═══ AVAILABLE DATA

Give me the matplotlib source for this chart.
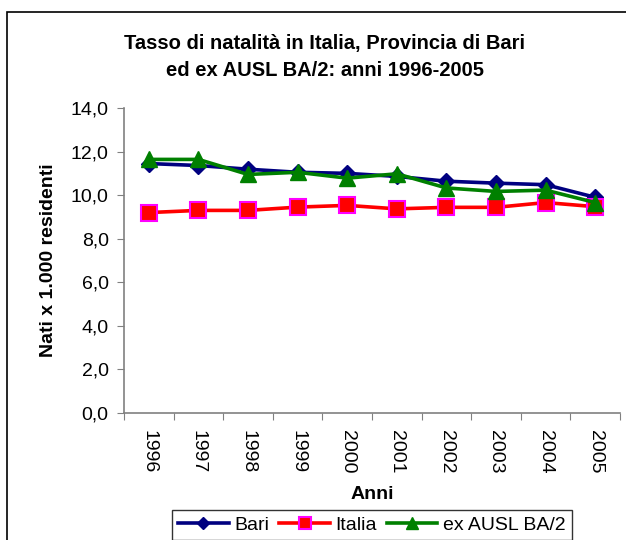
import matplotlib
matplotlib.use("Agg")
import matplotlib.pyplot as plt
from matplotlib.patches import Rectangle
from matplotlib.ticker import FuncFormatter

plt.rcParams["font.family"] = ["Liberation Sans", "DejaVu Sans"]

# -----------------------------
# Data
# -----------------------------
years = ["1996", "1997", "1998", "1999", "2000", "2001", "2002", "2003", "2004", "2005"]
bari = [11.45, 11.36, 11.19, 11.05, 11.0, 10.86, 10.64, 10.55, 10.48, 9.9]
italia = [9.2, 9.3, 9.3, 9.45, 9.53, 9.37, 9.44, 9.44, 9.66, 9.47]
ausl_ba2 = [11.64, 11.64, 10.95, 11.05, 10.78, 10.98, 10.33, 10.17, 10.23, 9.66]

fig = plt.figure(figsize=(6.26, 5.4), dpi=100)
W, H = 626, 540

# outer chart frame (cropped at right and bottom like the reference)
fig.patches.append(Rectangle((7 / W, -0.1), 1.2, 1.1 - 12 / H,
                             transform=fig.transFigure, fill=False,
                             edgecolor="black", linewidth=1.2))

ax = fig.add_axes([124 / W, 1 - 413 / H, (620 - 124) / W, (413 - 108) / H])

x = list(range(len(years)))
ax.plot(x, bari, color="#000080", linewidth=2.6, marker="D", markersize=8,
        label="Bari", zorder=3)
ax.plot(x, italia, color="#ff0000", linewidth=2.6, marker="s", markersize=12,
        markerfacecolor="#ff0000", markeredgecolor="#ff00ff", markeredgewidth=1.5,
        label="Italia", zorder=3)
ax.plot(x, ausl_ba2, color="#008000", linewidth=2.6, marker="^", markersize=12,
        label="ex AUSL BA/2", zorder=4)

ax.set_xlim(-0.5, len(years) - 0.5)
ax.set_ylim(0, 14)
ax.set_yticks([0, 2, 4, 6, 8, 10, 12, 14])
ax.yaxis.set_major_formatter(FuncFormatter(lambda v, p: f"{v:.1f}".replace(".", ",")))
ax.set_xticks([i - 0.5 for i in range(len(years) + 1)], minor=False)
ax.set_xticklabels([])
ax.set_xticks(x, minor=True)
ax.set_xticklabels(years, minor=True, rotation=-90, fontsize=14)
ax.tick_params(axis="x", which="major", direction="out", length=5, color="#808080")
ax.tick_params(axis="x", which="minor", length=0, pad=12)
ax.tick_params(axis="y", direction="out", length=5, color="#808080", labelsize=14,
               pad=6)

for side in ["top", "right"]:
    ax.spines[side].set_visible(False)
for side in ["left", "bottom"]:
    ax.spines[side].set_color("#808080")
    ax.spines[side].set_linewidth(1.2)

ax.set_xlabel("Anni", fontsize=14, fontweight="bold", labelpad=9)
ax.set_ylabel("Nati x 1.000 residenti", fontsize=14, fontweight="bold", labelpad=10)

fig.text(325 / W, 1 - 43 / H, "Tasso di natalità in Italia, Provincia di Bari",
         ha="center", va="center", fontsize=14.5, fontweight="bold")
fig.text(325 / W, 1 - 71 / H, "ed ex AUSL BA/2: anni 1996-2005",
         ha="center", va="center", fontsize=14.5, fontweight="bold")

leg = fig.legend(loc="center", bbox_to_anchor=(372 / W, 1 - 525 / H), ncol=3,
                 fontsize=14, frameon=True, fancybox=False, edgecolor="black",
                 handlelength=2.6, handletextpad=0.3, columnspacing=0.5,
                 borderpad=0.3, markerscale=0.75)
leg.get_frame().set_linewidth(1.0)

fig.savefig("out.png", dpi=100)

══════
═══ AVAILABLE DATA

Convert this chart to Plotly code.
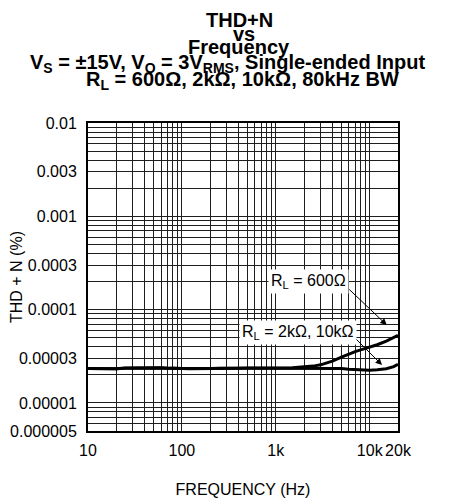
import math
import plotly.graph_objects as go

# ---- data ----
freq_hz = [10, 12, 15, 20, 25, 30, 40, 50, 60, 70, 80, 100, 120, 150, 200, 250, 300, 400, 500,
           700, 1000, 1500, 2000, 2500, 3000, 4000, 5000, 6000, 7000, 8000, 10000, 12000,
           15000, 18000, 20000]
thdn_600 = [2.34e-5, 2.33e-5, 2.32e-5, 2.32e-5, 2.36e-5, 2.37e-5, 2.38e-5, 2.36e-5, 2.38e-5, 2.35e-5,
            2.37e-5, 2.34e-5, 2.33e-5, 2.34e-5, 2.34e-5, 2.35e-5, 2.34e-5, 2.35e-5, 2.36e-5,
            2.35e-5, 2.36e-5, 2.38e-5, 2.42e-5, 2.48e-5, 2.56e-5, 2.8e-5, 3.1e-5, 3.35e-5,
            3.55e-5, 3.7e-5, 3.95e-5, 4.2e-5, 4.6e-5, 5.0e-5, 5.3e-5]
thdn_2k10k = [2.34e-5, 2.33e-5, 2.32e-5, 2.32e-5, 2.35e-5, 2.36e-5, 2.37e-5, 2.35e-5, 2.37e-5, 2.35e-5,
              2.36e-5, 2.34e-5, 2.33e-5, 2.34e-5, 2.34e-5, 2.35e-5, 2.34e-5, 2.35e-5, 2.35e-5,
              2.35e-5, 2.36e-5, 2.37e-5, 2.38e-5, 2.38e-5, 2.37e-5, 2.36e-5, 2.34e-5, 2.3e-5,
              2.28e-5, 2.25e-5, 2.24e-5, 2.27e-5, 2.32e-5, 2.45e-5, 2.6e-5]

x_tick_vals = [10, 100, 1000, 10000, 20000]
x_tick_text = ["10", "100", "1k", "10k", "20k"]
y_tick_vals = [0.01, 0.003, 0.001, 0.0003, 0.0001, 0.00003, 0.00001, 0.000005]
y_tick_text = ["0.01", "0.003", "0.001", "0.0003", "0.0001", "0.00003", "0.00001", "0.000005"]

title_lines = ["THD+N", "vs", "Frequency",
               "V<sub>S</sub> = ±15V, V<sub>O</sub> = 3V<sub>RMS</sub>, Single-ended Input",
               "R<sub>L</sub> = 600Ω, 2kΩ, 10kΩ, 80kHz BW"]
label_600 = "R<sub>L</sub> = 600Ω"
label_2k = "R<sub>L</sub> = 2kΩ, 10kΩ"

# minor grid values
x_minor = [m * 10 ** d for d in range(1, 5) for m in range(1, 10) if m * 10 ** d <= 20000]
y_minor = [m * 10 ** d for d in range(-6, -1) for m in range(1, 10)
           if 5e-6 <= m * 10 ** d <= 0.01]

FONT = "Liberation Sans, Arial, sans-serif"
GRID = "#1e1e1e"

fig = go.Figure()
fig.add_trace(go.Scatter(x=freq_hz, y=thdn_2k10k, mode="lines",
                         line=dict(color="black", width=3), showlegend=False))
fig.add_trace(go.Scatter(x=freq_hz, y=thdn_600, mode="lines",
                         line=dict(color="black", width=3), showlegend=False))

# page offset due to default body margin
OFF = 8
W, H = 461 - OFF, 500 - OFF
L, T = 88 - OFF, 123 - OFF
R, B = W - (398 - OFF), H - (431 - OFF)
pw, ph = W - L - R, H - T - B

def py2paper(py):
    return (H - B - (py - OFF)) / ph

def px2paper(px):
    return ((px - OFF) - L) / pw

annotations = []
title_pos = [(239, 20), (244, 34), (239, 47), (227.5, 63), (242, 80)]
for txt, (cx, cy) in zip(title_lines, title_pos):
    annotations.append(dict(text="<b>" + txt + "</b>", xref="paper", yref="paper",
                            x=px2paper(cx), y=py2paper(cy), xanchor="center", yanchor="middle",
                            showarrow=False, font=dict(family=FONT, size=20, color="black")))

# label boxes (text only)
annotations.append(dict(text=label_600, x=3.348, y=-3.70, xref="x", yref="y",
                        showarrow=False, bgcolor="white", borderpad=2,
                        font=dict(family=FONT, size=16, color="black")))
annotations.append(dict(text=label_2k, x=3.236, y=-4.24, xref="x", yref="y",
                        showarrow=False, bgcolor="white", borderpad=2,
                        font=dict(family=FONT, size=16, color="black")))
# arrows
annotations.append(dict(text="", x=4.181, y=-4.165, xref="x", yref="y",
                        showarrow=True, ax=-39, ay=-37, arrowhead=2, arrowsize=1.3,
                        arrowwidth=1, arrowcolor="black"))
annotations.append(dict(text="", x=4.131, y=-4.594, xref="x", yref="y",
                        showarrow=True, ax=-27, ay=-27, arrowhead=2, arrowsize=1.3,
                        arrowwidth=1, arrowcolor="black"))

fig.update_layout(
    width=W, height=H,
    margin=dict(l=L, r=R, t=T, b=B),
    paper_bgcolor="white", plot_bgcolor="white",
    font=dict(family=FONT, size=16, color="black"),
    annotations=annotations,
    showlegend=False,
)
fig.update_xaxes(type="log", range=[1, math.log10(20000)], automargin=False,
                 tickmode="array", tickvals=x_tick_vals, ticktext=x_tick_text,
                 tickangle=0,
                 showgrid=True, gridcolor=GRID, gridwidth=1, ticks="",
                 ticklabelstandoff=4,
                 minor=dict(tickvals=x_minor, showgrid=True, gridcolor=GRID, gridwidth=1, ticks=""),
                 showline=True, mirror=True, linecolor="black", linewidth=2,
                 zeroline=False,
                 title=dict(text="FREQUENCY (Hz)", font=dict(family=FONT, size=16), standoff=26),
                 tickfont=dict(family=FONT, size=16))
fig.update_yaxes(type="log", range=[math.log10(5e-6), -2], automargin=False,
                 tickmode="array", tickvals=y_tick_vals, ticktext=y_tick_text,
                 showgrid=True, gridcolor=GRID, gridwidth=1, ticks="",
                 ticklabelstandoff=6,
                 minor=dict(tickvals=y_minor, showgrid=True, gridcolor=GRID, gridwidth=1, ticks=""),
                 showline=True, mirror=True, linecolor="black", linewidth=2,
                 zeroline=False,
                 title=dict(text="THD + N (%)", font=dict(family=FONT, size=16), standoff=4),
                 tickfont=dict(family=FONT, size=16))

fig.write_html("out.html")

══════

- DIRECTIONS -
Which lines hold the string "this"? Copy all of them from the data above.

- EXPECTED OUTPUT -
Give me the matplotlib source for this chart.
Convert this chart to Plotly code.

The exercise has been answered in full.